In this exercise, return the whole listing exactly, excluding any images.

----- Dataset section

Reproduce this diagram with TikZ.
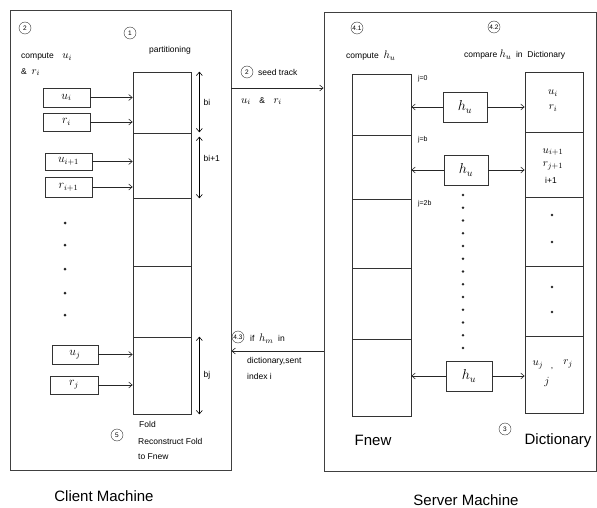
\documentclass[tikz,border=0pt]{standalone}
\usepackage{fontspec}
\setmainfont{Liberation Sans}
\usetikzlibrary{arrows.meta}
\newcommand{\mathlbl}[1]{{\fontsize{11}{12}\selectfont$#1$}}
\begin{document}
\begin{tikzpicture}[x=1pt,y=-1pt,>={Straight Barb[length=3.5pt,width=6pt]},
  machine/.style={draw=black!75,line width=0.9pt,inner sep=0pt},
  cell/.style={draw=black!80,line width=0.7pt,inner sep=0pt,minimum width=58pt},
  itembox/.style={draw=black!80,line width=0.7pt,inner sep=0pt,font=\large},
  stepno/.style={draw=black!80,circle,inner sep=0pt,minimum size=12pt,font=\fontsize{6.5}{7}\selectfont},
  lbl/.style={inner sep=1pt,font=\fontsize{8.5}{10}\selectfont},
  jlbl/.style={inner sep=1.5pt,font=\fontsize{7}{8}\selectfont},
  big/.style={inner sep=1pt,font=\fontsize{15}{17}\selectfont},
  arr/.style={->,line width=0.6pt,black!85}]
  \useasboundingbox (0,0) rectangle (597,508);

  \node[machine,minimum width=221pt,minimum height=460pt] (client) at (120.5,240) {};
  \node[machine,minimum width=272pt,minimum height=459pt] (server) at (460,241.5) {};

  \foreach \t/\b [count=\k] in {72/133,133/198,198/266,266/337,337/414}
    \node[cell,minimum height={(\b-\t)*1pt}] (part\k) at (162,{(\t+\b)/2}) {};
  \foreach \t/\b [count=\k] in {74/135,135/199,199/268,268/339,339/416}
    \node[cell,minimum width=59pt,minimum height={(\b-\t)*1pt}] (fnew\k) at (381.5,{(\t+\b)/2}) {};
  \foreach \t/\b [count=\k] in {72/132,132/197,197/266,266/336,336/413}
    \node[cell,minimum height={(\b-\t)*1pt}] (dict\k) at (554,{(\t+\b)/2}) {};

  \node[itembox,minimum width=47pt,minimum height=19pt] (ui) at (66.5,97.5) {$u_i$};
  \node[itembox,minimum width=47pt,minimum height=18pt] (ri) at (66.5,122) {$r_i$};
  \node[itembox,minimum width=47pt,minimum height=17pt] (uii) at (68.5,161.5) {$u_{i+1}$};
  \node[itembox,minimum width=47pt,minimum height=20pt] (rii) at (68.5,187) {$r_{i+1}$};
  \node[itembox,minimum width=46pt,minimum height=19pt] (uj) at (75,354.5) {$u_j$};
  \node[itembox,minimum width=48pt,minimum height=18pt] (rj) at (74,385) {$r_j$};
  \draw[arr] (ui) -- (ui -| part1.west);
  \draw[arr] (ri) -- (ri -| part1.west);
  \draw[arr] (uii) -- (uii -| part2.west);
  \draw[arr] (rii) -- (rii -| part2.west);
  \draw[arr] (uj) -- (uj -| part5.west);
  \draw[arr] (rj) -- (rj -| part5.west);
  \foreach \y in {223,245,269,293,315}
    \fill[black!85] (65,\y) circle (1.5pt);

  \draw[<->,line width=0.6pt] ([xshift=8pt]part1.north east) -- ([xshift=8pt,yshift=1pt]part1.south east)
    node[midway,right=3pt,lbl] (bi) {bi};
  \draw[<->,line width=0.6pt] ([xshift=8pt,yshift=-4pt]part2.north east) -- ([xshift=8pt]part2.south east)
    node[pos=0.35,right=3pt,lbl] (bii) {bi+1};
  \draw[<->,line width=0.6pt] ([xshift=8pt]part5.north east) -- ([xshift=8pt]part5.south east)
    node[midway,right=3pt,lbl] (bj) {bj};

  \node[stepno] (s2) at (25,28) {2};
  \node[lbl,anchor=west] (compu) at (20,57) {compute\quad \mathlbl{u_i}};
  \node[lbl,anchor=west] (compr) at (20,72) {\&\ \ \mathlbl{r_i}};
  \node[stepno] (s1) at (130,33) {1};
  \node[lbl] (parttxt) at (170,50) {partitioning};
  \node[stepno] (s5) at (117,435) {5};
  \node[lbl,anchor=west] (fold) at (138,424) {Fold};
  \node[lbl,anchor=west] (recon) at (137,441) {Reconstruct Fold};
  \node[lbl,anchor=west] (tofnew) at (137,457) {to Fnew};

  \draw[arr] (client.east |- 0,88) -- (server.west |- 0,88);
  \node[stepno] (s2b) at (247,72) {2};
  \node[lbl,anchor=west] (seedtxt) at (257,72) {seed track};
  \node[lbl,anchor=west] (seedval) at (240,101) {\mathlbl{u_i}\quad\&\quad\mathlbl{r_i}};
  \draw[arr] (server.west |- 0,351) -- (client.east |- 0,351);
  \node[stepno] (s43) at (238,337) {4.3};
  \node[lbl,anchor=west] (iftxt) at (249,339) {if\ \ \mathlbl{h_m}\ \ in};
  \node[lbl,anchor=west] (senttxt) at (246,361) {dictionary,sent};
  \node[lbl,anchor=west] (idxtxt) at (246,376) {index i};

  \node[stepno] (s41) at (357,28) {4.1};
  \node[lbl,anchor=west] (comph) at (345,56) {compute\ \ \mathlbl{h_u}};
  \node[stepno] (s42) at (494,27) {4.2};
  \node[lbl,anchor=west] (cmph) at (463,55) {compare \mathlbl{h_u}\ \ in\ \ Dictionary};

  \node[jlbl,anchor=north west] (j0) at ([xshift=5pt]fnew1.north east) {j=0};
  \node[jlbl,anchor=north west] (jb) at ([xshift=5pt]fnew2.north east) {j=b};
  \node[jlbl,anchor=north west] (j2b) at ([xshift=5pt]fnew3.north east) {j=2b};

  \node[itembox,font=\Large,minimum width=44pt,minimum height=30pt] (h1) at (465,107) {$h_u$};
  \node[itembox,font=\Large,minimum width=44pt,minimum height=30pt] (h2) at (466,170) {$h_u$};
  \node[itembox,font=\Large,minimum width=46pt,minimum height=30pt] (h3) at (469,376) {$h_u$};
  \draw[arr] (h1.west) -- (h1.west -| fnew1.east);
  \draw[arr] (h1.east) -- (h1.east -| dict1.west);
  \draw[arr] (h2.west) -- (h2.west -| fnew2.east);
  \draw[arr] (h2.east) -- (h2.east -| dict2.west);
  \draw[arr] (h3.west) -- (h3.west -| fnew5.east);
  \draw[arr] (h3.east) -- (h3.east -| dict5.west);
  \foreach \k in {0,...,12}
    \fill[black!85] (463,{195+12.75*\k}) circle (1.3pt);

  \node[lbl] (du1) at (553,93) {\mathlbl{u_i}};
  \node[lbl] (dr1) at (553,108) {\mathlbl{r_i}};
  \node[lbl] (du2) at (553,152) {\mathlbl{u_{i+1}}};
  \node[lbl] (dr2) at (553,166) {\mathlbl{r_{j+1}}};
  \node[lbl] (di2) at (551,180) {i+1};
  \foreach \y in {215,242,287,312}
    \fill[black!85] (552,\y) circle (1.3pt);
  \node[lbl] (duj) at (538,365) {\mathlbl{u_j}};
  \node[lbl] (dcom) at (552,369) {,};
  \node[lbl] (drj) at (568,364) {\mathlbl{r_j}};
  \node[lbl] (dj) at (547,382) {\mathlbl{j}};

  \node[stepno] (s3) at (505,429) {3};
  \node[big] (fnewtxt) at (373,440) {Fnew};
  \node[big] (dicttitle) at (558,441) {Dictionary};
  \node[big] (clientname) at (104,496) {Client Machine};
  \node[big] (servername) at (466,500) {Server Machine};
\end{tikzpicture}
\end{document}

----------

## [Full answer]
Reproduce this diagram with TikZ.
\documentclass[tikz,border=0pt]{standalone}
\usepackage{fontspec}
\setmainfont{Liberation Sans}
\usetikzlibrary{arrows.meta}
\newcommand{\mathlbl}[1]{{\fontsize{11}{12}\selectfont$#1$}}
\begin{document}
\begin{tikzpicture}[x=1pt,y=-1pt,>={Straight Barb[length=3.5pt,width=6pt]},
  machine/.style={draw=black!75,line width=0.9pt,inner sep=0pt},
  cell/.style={draw=black!80,line width=0.7pt,inner sep=0pt,minimum width=58pt},
  itembox/.style={draw=black!80,line width=0.7pt,inner sep=0pt,font=\large},
  stepno/.style={draw=black!80,circle,inner sep=0pt,minimum size=12pt,font=\fontsize{6.5}{7}\selectfont},
  lbl/.style={inner sep=1pt,font=\fontsize{8.5}{10}\selectfont},
  jlbl/.style={inner sep=1.5pt,font=\fontsize{7}{8}\selectfont},
  big/.style={inner sep=1pt,font=\fontsize{15}{17}\selectfont},
  arr/.style={->,line width=0.6pt,black!85}]
  \useasboundingbox (0,0) rectangle (597,508);

  \node[machine,minimum width=221pt,minimum height=460pt] (client) at (120.5,240) {};
  \node[machine,minimum width=272pt,minimum height=459pt] (server) at (460,241.5) {};

  \foreach \t/\b [count=\k] in {72/133,133/198,198/266,266/337,337/414}
    \node[cell,minimum height={(\b-\t)*1pt}] (part\k) at (162,{(\t+\b)/2}) {};
  \foreach \t/\b [count=\k] in {74/135,135/199,199/268,268/339,339/416}
    \node[cell,minimum width=59pt,minimum height={(\b-\t)*1pt}] (fnew\k) at (381.5,{(\t+\b)/2}) {};
  \foreach \t/\b [count=\k] in {72/132,132/197,197/266,266/336,336/413}
    \node[cell,minimum height={(\b-\t)*1pt}] (dict\k) at (554,{(\t+\b)/2}) {};

  \node[itembox,minimum width=47pt,minimum height=19pt] (ui) at (66.5,97.5) {$u_i$};
  \node[itembox,minimum width=47pt,minimum height=18pt] (ri) at (66.5,122) {$r_i$};
  \node[itembox,minimum width=47pt,minimum height=17pt] (uii) at (68.5,161.5) {$u_{i+1}$};
  \node[itembox,minimum width=47pt,minimum height=20pt] (rii) at (68.5,187) {$r_{i+1}$};
  \node[itembox,minimum width=46pt,minimum height=19pt] (uj) at (75,354.5) {$u_j$};
  \node[itembox,minimum width=48pt,minimum height=18pt] (rj) at (74,385) {$r_j$};
  \draw[arr] (ui) -- (ui -| part1.west);
  \draw[arr] (ri) -- (ri -| part1.west);
  \draw[arr] (uii) -- (uii -| part2.west);
  \draw[arr] (rii) -- (rii -| part2.west);
  \draw[arr] (uj) -- (uj -| part5.west);
  \draw[arr] (rj) -- (rj -| part5.west);
  \foreach \y in {223,245,269,293,315}
    \fill[black!85] (65,\y) circle (1.5pt);

  \draw[<->,line width=0.6pt] ([xshift=8pt]part1.north east) -- ([xshift=8pt,yshift=1pt]part1.south east)
    node[midway,right=3pt,lbl] (bi) {bi};
  \draw[<->,line width=0.6pt] ([xshift=8pt,yshift=-4pt]part2.north east) -- ([xshift=8pt]part2.south east)
    node[pos=0.35,right=3pt,lbl] (bii) {bi+1};
  \draw[<->,line width=0.6pt] ([xshift=8pt]part5.north east) -- ([xshift=8pt]part5.south east)
    node[midway,right=3pt,lbl] (bj) {bj};

  \node[stepno] (s2) at (25,28) {2};
  \node[lbl,anchor=west] (compu) at (20,57) {compute\quad \mathlbl{u_i}};
  \node[lbl,anchor=west] (compr) at (20,72) {\&\ \ \mathlbl{r_i}};
  \node[stepno] (s1) at (130,33) {1};
  \node[lbl] (parttxt) at (170,50) {partitioning};
  \node[stepno] (s5) at (117,435) {5};
  \node[lbl,anchor=west] (fold) at (138,424) {Fold};
  \node[lbl,anchor=west] (recon) at (137,441) {Reconstruct Fold};
  \node[lbl,anchor=west] (tofnew) at (137,457) {to Fnew};

  \draw[arr] (client.east |- 0,88) -- (server.west |- 0,88);
  \node[stepno] (s2b) at (247,72) {2};
  \node[lbl,anchor=west] (seedtxt) at (257,72) {seed track};
  \node[lbl,anchor=west] (seedval) at (240,101) {\mathlbl{u_i}\quad\&\quad\mathlbl{r_i}};
  \draw[arr] (server.west |- 0,351) -- (client.east |- 0,351);
  \node[stepno] (s43) at (238,337) {4.3};
  \node[lbl,anchor=west] (iftxt) at (249,339) {if\ \ \mathlbl{h_m}\ \ in};
  \node[lbl,anchor=west] (senttxt) at (246,361) {dictionary,sent};
  \node[lbl,anchor=west] (idxtxt) at (246,376) {index i};

  \node[stepno] (s41) at (357,28) {4.1};
  \node[lbl,anchor=west] (comph) at (345,56) {compute\ \ \mathlbl{h_u}};
  \node[stepno] (s42) at (494,27) {4.2};
  \node[lbl,anchor=west] (cmph) at (463,55) {compare \mathlbl{h_u}\ \ in\ \ Dictionary};

  \node[jlbl,anchor=north west] (j0) at ([xshift=5pt]fnew1.north east) {j=0};
  \node[jlbl,anchor=north west] (jb) at ([xshift=5pt]fnew2.north east) {j=b};
  \node[jlbl,anchor=north west] (j2b) at ([xshift=5pt]fnew3.north east) {j=2b};

  \node[itembox,font=\Large,minimum width=44pt,minimum height=30pt] (h1) at (465,107) {$h_u$};
  \node[itembox,font=\Large,minimum width=44pt,minimum height=30pt] (h2) at (466,170) {$h_u$};
  \node[itembox,font=\Large,minimum width=46pt,minimum height=30pt] (h3) at (469,376) {$h_u$};
  \draw[arr] (h1.west) -- (h1.west -| fnew1.east);
  \draw[arr] (h1.east) -- (h1.east -| dict1.west);
  \draw[arr] (h2.west) -- (h2.west -| fnew2.east);
  \draw[arr] (h2.east) -- (h2.east -| dict2.west);
  \draw[arr] (h3.west) -- (h3.west -| fnew5.east);
  \draw[arr] (h3.east) -- (h3.east -| dict5.west);
  \foreach \k in {0,...,12}
    \fill[black!85] (463,{195+12.75*\k}) circle (1.3pt);

  \node[lbl] (du1) at (553,93) {\mathlbl{u_i}};
  \node[lbl] (dr1) at (553,108) {\mathlbl{r_i}};
  \node[lbl] (du2) at (553,152) {\mathlbl{u_{i+1}}};
  \node[lbl] (dr2) at (553,166) {\mathlbl{r_{j+1}}};
  \node[lbl] (di2) at (551,180) {i+1};
  \foreach \y in {215,242,287,312}
    \fill[black!85] (552,\y) circle (1.3pt);
  \node[lbl] (duj) at (538,365) {\mathlbl{u_j}};
  \node[lbl] (dcom) at (552,369) {,};
  \node[lbl] (drj) at (568,364) {\mathlbl{r_j}};
  \node[lbl] (dj) at (547,382) {\mathlbl{j}};

  \node[stepno] (s3) at (505,429) {3};
  \node[big] (fnewtxt) at (373,440) {Fnew};
  \node[big] (dicttitle) at (558,441) {Dictionary};
  \node[big] (clientname) at (104,496) {Client Machine};
  \node[big] (servername) at (466,500) {Server Machine};
\end{tikzpicture}
\end{document}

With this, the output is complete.